The mapping from the domain to the co-domain is the entire problem IIUC so asserting that certain ranges within the domain can be skipped is tantamount to saying that you know the implementation performs correctly in those regions.  What am I missing?

January 26, 2021
On Tuesday, 26 January 2021 at 19:02:53 UTC, Bruce Carneal wrote:
> On Tuesday, 26 January 2021 at 16:31:35 UTC, Ola Fosheim Grøstad wrote:
>> On Monday, 25 January 2021 at 21:40:01 UTC, Bruce Carneal wrote:
>>> If I'm wrong, if it really is as you say "no problem", then the RYU author sure wasted a lot of time on the proof in his PLDI 2018 paper.
>>
>> Why is that? If the proof is for the algorithm then it has nothing to do with proving your implementation to be correct.
>
> If you can construct a tractable exhaustive proof of an implementation, which is what I believe you asserted in this case, then you don't need any other proof.
>
> I'm very happy to see the 32 bit floats done exhaustively BTW.  It is very suggestive, but not definitive if I understand the problem correctly.
>
> The mapping from the domain to the co-domain is the entire problem IIUC so asserting that certain ranges within the domain can be skipped is tantamount to saying that you know the implementation performs correctly in those regions.  What am I missing?

You can probably inductively prove - or at least become quite certain - that your implementation is identical to the original algorithm within a given set of inputs, given one good result within that set. What those sets look like depends on the algorithm of course.

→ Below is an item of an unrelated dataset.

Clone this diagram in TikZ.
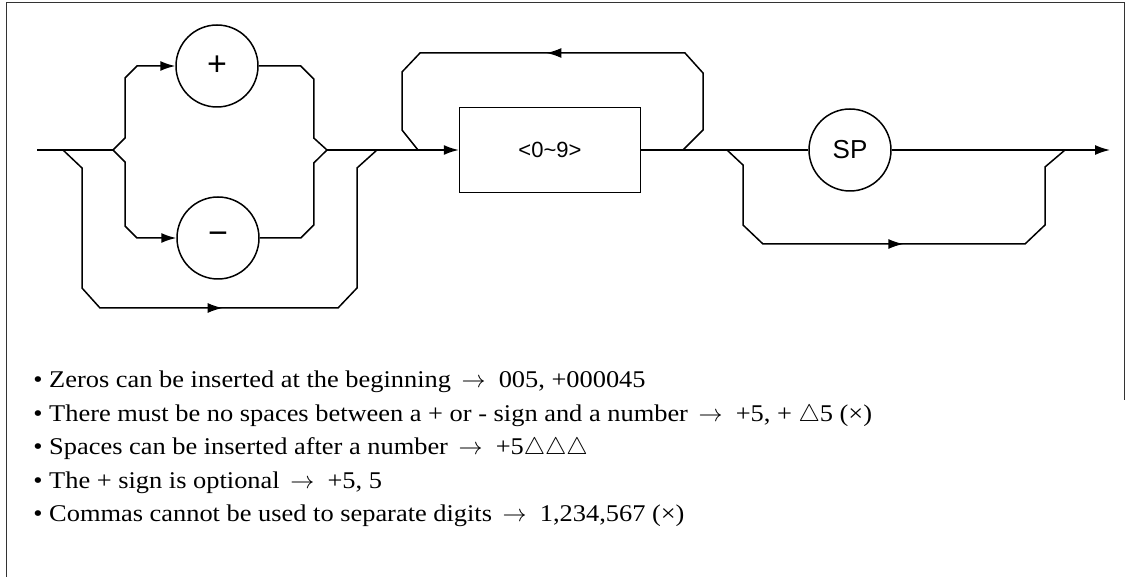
\documentclass[tikz,border=0pt]{standalone}
\usepackage{fontspec}
\setmainfont{Liberation Serif}[FakeStretch=1.1]
\setsansfont{Liberation Sans}
\usetikzlibrary{arrows.meta,decorations.markings}

\tikzset{
    rail/.style={line width=0.75pt},
    railto/.style={rail,-{Latex[length=7.5pt,width=5pt]}},
    midarrow/.style={rail,postaction={decorate},
        decoration={markings,mark=at position #1 with {\arrow{Latex[length=7.5pt,width=5pt]}}}},
    term/.style={circle,draw,rail,minimum size=41pt,inner sep=0pt,font=\sffamily\fontsize{13}{15}\selectfont},
    sign/.style={term,font=\sffamily\fontsize{17}{19}\selectfont},
    nonterm/.style={rectangle,draw,rail,minimum width=90.5pt,minimum height=42.5pt,inner sep=0pt,font=\sffamily\fontsize{11}{13}\selectfont},
    note/.style={anchor=base west,inner sep=0pt,font=\fontsize{12}{14}\selectfont},
    frame/.style={line width=0.5pt,black!80}
}

\begin{document}
\begin{tikzpicture}[x=0.5pt,y=-0.5pt]
    \useasboundingbox (0,0) rectangle (1126,577);
    \draw[frame] (6,577) -- (6,3) -- (1124,3) -- (1124,400);

    \node[sign] (plus) at (217,66) {+};
    \node[sign] (minus) at (218,238) {−};
    \node[nonterm] (digits) at (550,150) {<0\textasciitilde 9>};
    \node[term] (sp) at (850,150) {SP};

    \coordinate (in) at (37,150);
    \coordinate (byA) at (63,150);
    \coordinate (fork) at (113,150);
    \coordinate (join) at (327,150);
    \coordinate (byB) at (377,150);
    \coordinate (loopin) at (418,150);
    \coordinate (loopout) at (683,150);
    \coordinate (byC) at (727,150);
    \coordinate (byD) at (1065,150);
    \coordinate (out) at (1110,150);

    \draw[rail] (in) -- (fork);
    \draw[railto] (fork) -- ++(12,-12) -- ++(0,-60) -- ++(12,-12) -- (plus.west);
    \draw[rail] (plus.east) -- ++(42,0) -- ++(13,13) -- ++(0,59) -- (join);
    \draw[railto] (fork) -- ++(12,12) -- ++(0,64) -- ++(12,12) -- (minus.west);
    \draw[rail] (minus.east) -- ++(41,0) -- ++(13,-13) -- ++(0,-62) -- (join);
    \draw[midarrow=0.505] (byA) -- ++(19,18) -- ++(0,120) -- ++(18,20) -- ++(238,0)
        -- ++(19,-20) -- ++(0,-120) -- (byB);

    \draw[railto] (join) -- (digits.west);
    \draw[midarrow=0.515] (loopout) -- ++(20,-20) -- ++(0,-57) -- ++(-18,-20) -- ++(-265,0)
        -- ++(-18,19) -- ++(0,58) -- (loopin);

    \draw[rail] (digits.east) -- (sp.west);
    \draw[railto] (sp.east) -- (out);
    \draw[midarrow=0.517] (byC) -- ++(16,15) -- ++(0,60) -- ++(20,19) -- ++(262,0)
        -- ++(20,-19) -- ++(0,-58) -- (byD);

    \node[note] (note1) at (33,388) {\textbullet\ Zeros can be inserted at the beginning\ \,$\rightarrow$\ \ 005, +000045};
    \node[note] (note2) at (33,421.5) {\textbullet\ There must be no spaces between a + or - sign and a number\ \,$\rightarrow$\ \ +5, + $\triangle$5 (\texttimes)};
    \node[note] (note3) at (33,455) {\textbullet\ Spaces can be inserted after a number\ \,$\rightarrow$\ \ +5$\triangle\triangle\triangle$};
    \node[note] (note4) at (33,488.5) {\textbullet\ The + sign is optional\ \,$\rightarrow$\ \ +5, 5};
    \node[note] (note5) at (33,522) {\textbullet\ Commas cannot be used to separate digits\ \,$\rightarrow$\ \ 1,234,567 (\texttimes)};
\end{tikzpicture}
\end{document}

E.g. given an algorithm for a function with type integer -> integer, if you can prove your implementation of an algorithm is linear w.r.t. its input and you can demonstrate it's correct for 1, you can then infer it will be correct for any other integer input. I think? Off the top of my head.

Of course <insert interesting algorithm here> isn't linear w.r.t. its inputs, but maybe it is within some fixed subset of its inputs, so you only have to test one of those to cover the whole set. Also, linearity isn't the only property one can consider.